While Castleton considered adding eSports as a varsity program initially, the decision to encourage its students to build the program before eventually elevating it to varsity status held vast appeal to all involved.
“Our students are the ones with the knowledge base in this arena,” Weld said. “It’s not as if we are adding a traditional sport such as football or ice hockey where there is a very clear model to follow. This is all very embryonic, and to have students at the forefront means that the program will be built through their lens, making it more appealing to future Spartans.”

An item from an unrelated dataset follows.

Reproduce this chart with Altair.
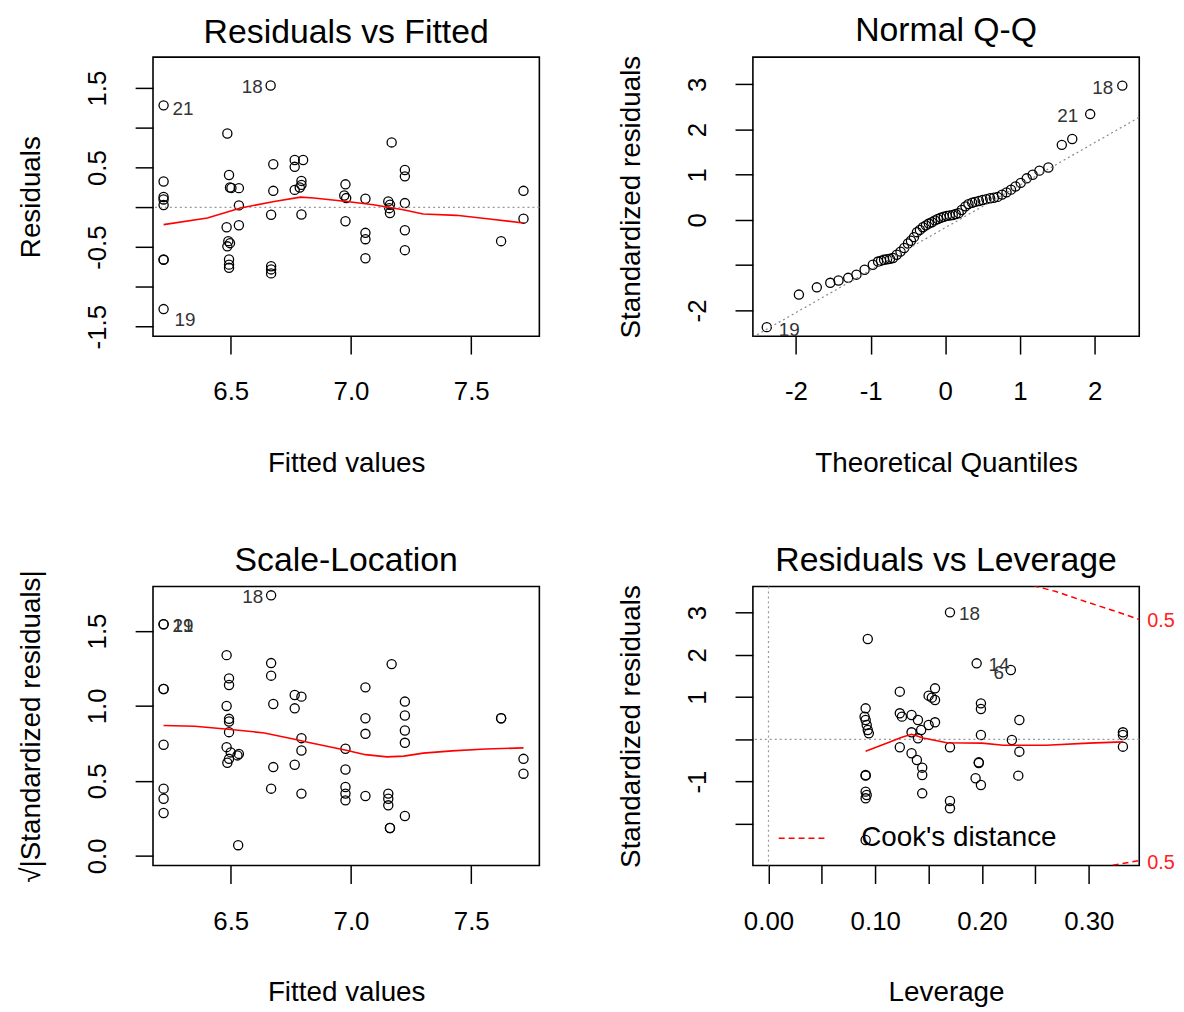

With several opportunities to create meaningful collaborations both on campus and off, Weld has seen a wealth of new energy born from this single club. “My role with the university is to build bridges, create connections, and advance the university utilizing a collaborative process. There are very few opportunities where I can point to a single club and say, the Information Technology staff is excited about helping with technology infrastructure, the Student Life office is excited about more opportunities for student engagement, the Admissions office is excited about another engaging enrollment driver, and the Development office has an untapped avenue to seek new funding partners and naming opportunities. It’s just a quintessentially Castleton moment, where everyone comes together in support of our students to build a transformational experience. For me, it doesn’t get any better than that.”